Marco Rubio on Immigration

I’m following with interest the criticisms being directed at United States Senator Marco Rubio. Rubio is a conservative Republican from Florida who defeated an establishment Republican incumbent in 2010. Back then, candidate Rubio was an “enforcement-first” backer of immigration reform. Today, Senator Rubio argues that efforts to legalize undocumented immigrants already living in the United States have to precede any other component of immigration reform.

Talking to Sean Hannity, Rubio explained why enforcement-first wouldn’t work, he said,

That was my position: Let’s do the fence first and then let’s worry about it. Here is the problem and why I kind of felt that the other way may be better. The 11 million that are here now illegally, we want to know who they are as soon as possible. We don’t want that number to become 12, 13, 14. Because we cut this off, we say you had to have been here by December of 2011. You have to be able to prove that you were here by December of 2011. Well, I don’t want this word to get out that once [we] are done securing the border, then [we] are going to legalize people, because then you will have a rush.

For his opinion Rubio has been castigated from The Heritage Foundation in D.C. to the caucuses of Iowa as a supporter of amnesty for his work to pass the Senate immigration bill. I can relate. When Sutherland Institute came out in favor of state-based comprehensive immigration reform for Utah, I was called just about every name in the book and, mostly, my conservative credentials were questioned.
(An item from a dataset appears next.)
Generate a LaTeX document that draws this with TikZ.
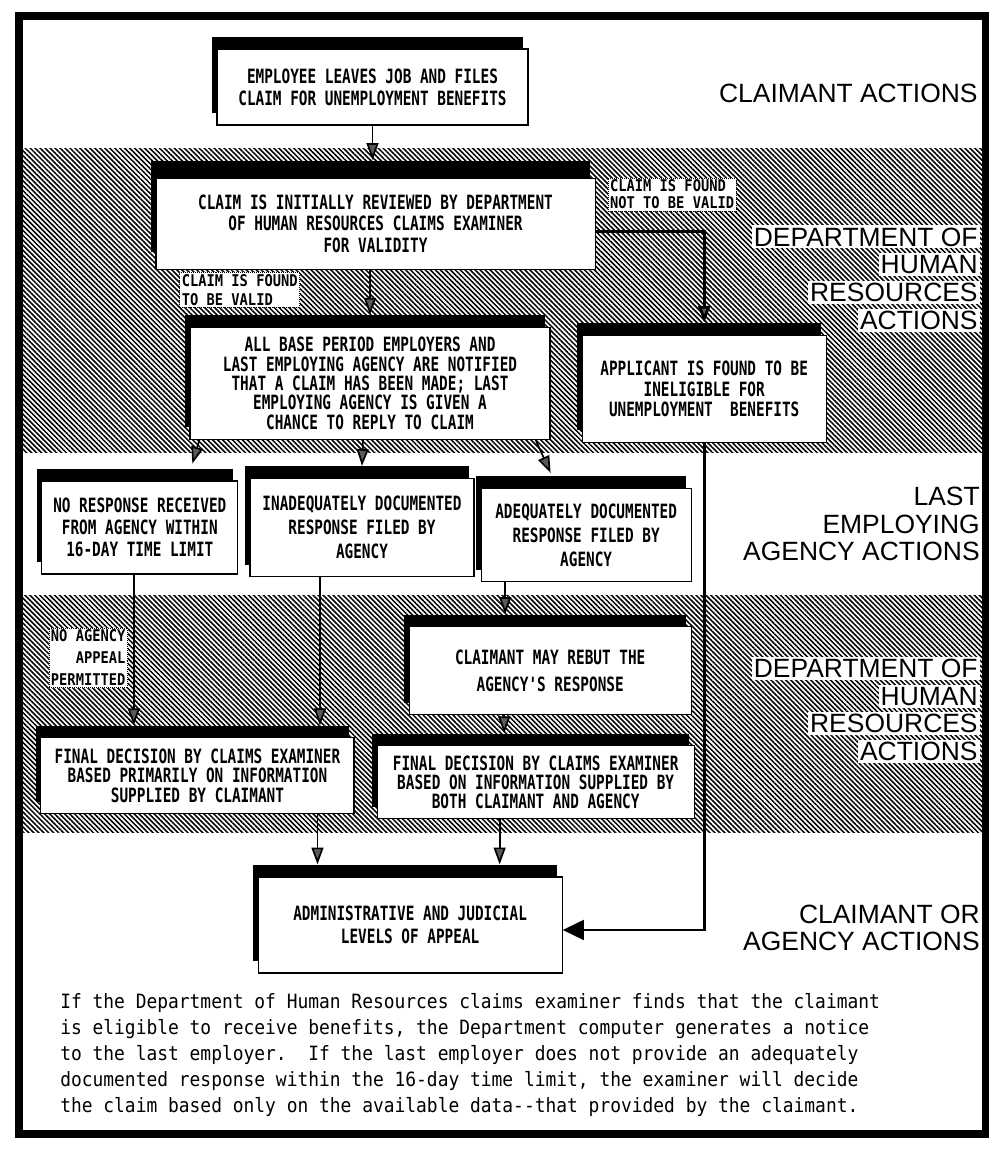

I have to admit: I haven’t read the 1,000-plus-page immigration bill. Having worked in Congress I can tell you that a 1,000 page bill about anything probably has 999 pages of nefarious substance and one page of good. Sometimes the one page of good outweighs the other 999 pages of bad.

A big problem requires big ideas and, from all that I can tell, the senate immigration bill is trying to address some huge problems. I agree with Senator Rubio: legalization of the millions of undocumented immigrants already living in our country should be the priority. As I argued here in Utah, only first by pushing undocumented immigrants to the surface of society can we ever hope to get a handle on the illegalities associated within the shadows of immigration.

As conservatives, we should oppose massive efforts to militarize our southern border. We do not support a police state. That border needs more reinforcement than anything border patrol, the National Guard, or even our federal military can throw at it – it needs a healthy economy in Mexico and diplomatic relations that aggressively work with Mexico to return its economy to a free market (especially free of its drug cartels). I often wonder why self-avowed conservatives prefer a police state build-up to alternative ideas that actually advance freedom?

I’m not a big supporter of a pathway to citizenship as an ideological cause. I believe that future citizenship is a function of current legalization and possible only after newly legalized immigrants have proven themselves worthy. But who knows? Maybe legalized immigrants might actually increase the standard of citizenship we citizens have seemed to abdicate in the age of Obama? The process is worth the risks, in my opinion.